Stalwarts of the community united by desire to help others
PUBLISHED: 11:38 10 January 2008 | UPDATED: 14:40 07 September 2010
TO LOSE one stalwart of the community is always a blow. To lose two in the same week is something more. In the age of the career politicians, the loss of former Camden Council leader Roy Shaw and long-serving Fortune Green councillor Jane Schopflin, has
TO LOSE one stalwart of the community is always a blow. To lose two in the same week is something more.
In the age of the career politicians, the loss of former Camden Council leader Roy Shaw and long-serving Fortune Green councillor Jane Schopflin, has in many minds rekindled memories of a time when politics was less about spin and image, and more about rolling up your sleeves and doing what you could for your community.
Commitment to the community was the important thing these two long-serving politicians had in common, for in most other respects they were diametrically opposed. Likewise, their contribution to Camden Council was made from very different vantage points.

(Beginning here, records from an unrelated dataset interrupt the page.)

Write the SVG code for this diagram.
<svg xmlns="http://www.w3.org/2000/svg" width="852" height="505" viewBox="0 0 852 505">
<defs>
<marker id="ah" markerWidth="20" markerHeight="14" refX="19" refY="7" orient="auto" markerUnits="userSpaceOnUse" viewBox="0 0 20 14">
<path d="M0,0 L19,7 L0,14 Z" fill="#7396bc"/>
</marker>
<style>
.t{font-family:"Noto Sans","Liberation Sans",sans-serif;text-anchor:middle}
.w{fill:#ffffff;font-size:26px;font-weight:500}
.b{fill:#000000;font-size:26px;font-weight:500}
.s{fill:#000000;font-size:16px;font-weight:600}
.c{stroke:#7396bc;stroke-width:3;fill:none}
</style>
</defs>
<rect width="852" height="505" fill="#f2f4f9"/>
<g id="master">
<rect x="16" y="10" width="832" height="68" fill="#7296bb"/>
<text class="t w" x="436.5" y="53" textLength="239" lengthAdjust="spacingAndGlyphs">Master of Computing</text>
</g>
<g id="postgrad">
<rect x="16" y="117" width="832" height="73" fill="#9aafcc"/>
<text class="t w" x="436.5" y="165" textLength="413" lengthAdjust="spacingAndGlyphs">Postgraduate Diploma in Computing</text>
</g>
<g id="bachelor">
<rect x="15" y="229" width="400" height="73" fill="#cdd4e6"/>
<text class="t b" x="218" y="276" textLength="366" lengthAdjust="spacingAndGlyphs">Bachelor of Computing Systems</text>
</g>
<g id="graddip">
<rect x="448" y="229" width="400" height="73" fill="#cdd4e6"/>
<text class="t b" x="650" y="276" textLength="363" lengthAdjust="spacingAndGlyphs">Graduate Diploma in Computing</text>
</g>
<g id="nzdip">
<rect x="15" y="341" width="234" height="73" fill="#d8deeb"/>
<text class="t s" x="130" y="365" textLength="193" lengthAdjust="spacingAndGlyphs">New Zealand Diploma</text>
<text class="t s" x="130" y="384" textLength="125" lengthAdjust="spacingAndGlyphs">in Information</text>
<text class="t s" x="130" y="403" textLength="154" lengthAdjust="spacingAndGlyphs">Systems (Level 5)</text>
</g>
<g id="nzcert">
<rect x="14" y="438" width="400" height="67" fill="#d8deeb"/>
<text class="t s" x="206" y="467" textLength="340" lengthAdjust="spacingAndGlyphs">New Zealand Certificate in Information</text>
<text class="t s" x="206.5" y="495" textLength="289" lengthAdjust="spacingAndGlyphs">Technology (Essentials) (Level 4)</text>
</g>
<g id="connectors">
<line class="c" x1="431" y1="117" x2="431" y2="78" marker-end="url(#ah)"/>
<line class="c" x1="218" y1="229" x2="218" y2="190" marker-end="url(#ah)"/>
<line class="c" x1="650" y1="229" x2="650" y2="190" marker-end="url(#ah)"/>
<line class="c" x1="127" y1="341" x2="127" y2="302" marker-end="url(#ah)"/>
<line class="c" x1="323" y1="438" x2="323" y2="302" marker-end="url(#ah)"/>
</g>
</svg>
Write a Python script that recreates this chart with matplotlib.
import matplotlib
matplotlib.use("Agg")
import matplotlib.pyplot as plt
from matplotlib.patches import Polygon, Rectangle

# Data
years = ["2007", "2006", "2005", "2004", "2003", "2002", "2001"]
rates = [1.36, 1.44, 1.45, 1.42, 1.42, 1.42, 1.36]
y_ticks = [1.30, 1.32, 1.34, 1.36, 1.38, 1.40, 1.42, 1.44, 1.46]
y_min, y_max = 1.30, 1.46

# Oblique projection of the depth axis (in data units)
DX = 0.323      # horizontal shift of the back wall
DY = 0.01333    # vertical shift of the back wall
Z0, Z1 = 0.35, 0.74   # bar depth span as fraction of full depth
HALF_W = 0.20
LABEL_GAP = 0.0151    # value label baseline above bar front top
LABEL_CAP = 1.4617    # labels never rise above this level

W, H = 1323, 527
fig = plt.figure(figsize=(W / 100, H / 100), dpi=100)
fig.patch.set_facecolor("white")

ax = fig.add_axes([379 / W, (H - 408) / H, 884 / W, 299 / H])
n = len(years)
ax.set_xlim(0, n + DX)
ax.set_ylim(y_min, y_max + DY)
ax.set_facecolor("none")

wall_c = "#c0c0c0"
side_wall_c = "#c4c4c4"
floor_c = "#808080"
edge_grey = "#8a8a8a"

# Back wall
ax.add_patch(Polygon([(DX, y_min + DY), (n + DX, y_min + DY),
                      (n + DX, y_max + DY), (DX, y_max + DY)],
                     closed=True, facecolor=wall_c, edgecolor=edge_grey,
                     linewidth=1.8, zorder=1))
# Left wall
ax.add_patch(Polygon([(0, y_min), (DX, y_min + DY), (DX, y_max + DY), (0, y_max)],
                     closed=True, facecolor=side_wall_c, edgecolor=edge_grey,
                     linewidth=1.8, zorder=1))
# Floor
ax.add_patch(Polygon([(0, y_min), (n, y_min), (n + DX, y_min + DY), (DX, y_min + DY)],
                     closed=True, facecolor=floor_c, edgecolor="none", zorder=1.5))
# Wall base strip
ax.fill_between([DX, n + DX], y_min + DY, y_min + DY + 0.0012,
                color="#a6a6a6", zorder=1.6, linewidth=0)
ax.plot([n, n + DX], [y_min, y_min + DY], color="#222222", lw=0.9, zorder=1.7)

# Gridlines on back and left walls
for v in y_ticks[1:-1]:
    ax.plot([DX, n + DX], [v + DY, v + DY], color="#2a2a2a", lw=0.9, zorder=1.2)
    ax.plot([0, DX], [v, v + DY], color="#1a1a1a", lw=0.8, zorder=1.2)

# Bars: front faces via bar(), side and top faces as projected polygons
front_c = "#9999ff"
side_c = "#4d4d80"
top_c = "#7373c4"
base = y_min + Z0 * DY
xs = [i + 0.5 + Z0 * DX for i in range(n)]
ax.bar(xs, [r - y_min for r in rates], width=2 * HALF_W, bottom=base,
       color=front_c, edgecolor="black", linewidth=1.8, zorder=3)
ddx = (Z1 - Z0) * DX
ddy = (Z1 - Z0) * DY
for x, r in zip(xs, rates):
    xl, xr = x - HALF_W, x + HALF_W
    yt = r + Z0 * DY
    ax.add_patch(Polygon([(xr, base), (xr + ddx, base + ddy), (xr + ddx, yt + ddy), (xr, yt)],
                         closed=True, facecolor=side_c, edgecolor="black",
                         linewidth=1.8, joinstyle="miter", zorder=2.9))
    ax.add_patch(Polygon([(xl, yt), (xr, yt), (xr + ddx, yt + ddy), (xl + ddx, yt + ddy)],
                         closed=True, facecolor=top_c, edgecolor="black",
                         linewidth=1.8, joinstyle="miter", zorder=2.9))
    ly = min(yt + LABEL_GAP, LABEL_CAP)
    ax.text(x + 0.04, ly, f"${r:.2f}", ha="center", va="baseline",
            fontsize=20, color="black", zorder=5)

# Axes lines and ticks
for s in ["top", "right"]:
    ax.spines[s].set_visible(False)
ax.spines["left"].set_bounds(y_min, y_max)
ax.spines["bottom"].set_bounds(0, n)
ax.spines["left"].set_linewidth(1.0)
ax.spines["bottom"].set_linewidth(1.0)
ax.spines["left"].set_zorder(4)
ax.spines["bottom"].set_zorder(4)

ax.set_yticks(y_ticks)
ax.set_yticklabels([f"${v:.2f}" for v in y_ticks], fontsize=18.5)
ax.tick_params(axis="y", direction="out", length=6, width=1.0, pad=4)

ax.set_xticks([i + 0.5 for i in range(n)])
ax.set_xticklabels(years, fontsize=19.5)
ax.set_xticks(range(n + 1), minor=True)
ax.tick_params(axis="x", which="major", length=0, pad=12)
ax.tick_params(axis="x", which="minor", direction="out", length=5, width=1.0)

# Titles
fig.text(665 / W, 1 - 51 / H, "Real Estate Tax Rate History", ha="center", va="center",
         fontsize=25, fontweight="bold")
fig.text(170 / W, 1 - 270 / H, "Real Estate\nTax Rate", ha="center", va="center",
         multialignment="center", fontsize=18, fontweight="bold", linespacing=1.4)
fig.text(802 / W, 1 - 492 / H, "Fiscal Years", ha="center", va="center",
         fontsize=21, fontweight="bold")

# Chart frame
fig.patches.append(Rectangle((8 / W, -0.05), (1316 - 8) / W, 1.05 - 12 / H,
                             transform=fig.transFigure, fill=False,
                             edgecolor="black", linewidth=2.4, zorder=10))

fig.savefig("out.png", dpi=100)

Roy Shaw served the area he lived in for an unparalleled 51 years and for most of them, Labour was untouchable as a political force in Camden.
During what Roy would fondly describe as 'those halcyon years' (though he often at odds with the leadership) the array of Labour politicians who interacted with, or were closely aligned to Camden, read like a who's who of party greats. Yet Roy never lost touch with the people who really matter - those who elected him to serve their interests.
Anyone looking for an outstanding example of a politician who put voters ahead of self - and so few of them do - could find no better example. Had Roy's health not failed him, it is likely that he would still be serving his constituents in the same dedicated way.
Jane Schopflin's council experience was from a very different perspective. For 16 years she battled against the status quo at a time when the opposition had the greatest difficulty in having their voices heard, or being treated seriously - a far cry from the last victorious election campaign when to her great delight the Lib Dems became the largest party on the council. She was a real fighter, and this was evident both in the way she fought for her beliefs in the council chamber, and in her long battle with cancer.
Politicians nowadays get a bad press, some of it undeserved. But their collective image would be a great deal better if only more of them were like Roy Shaw and Jane Schopflin. We'll miss them both.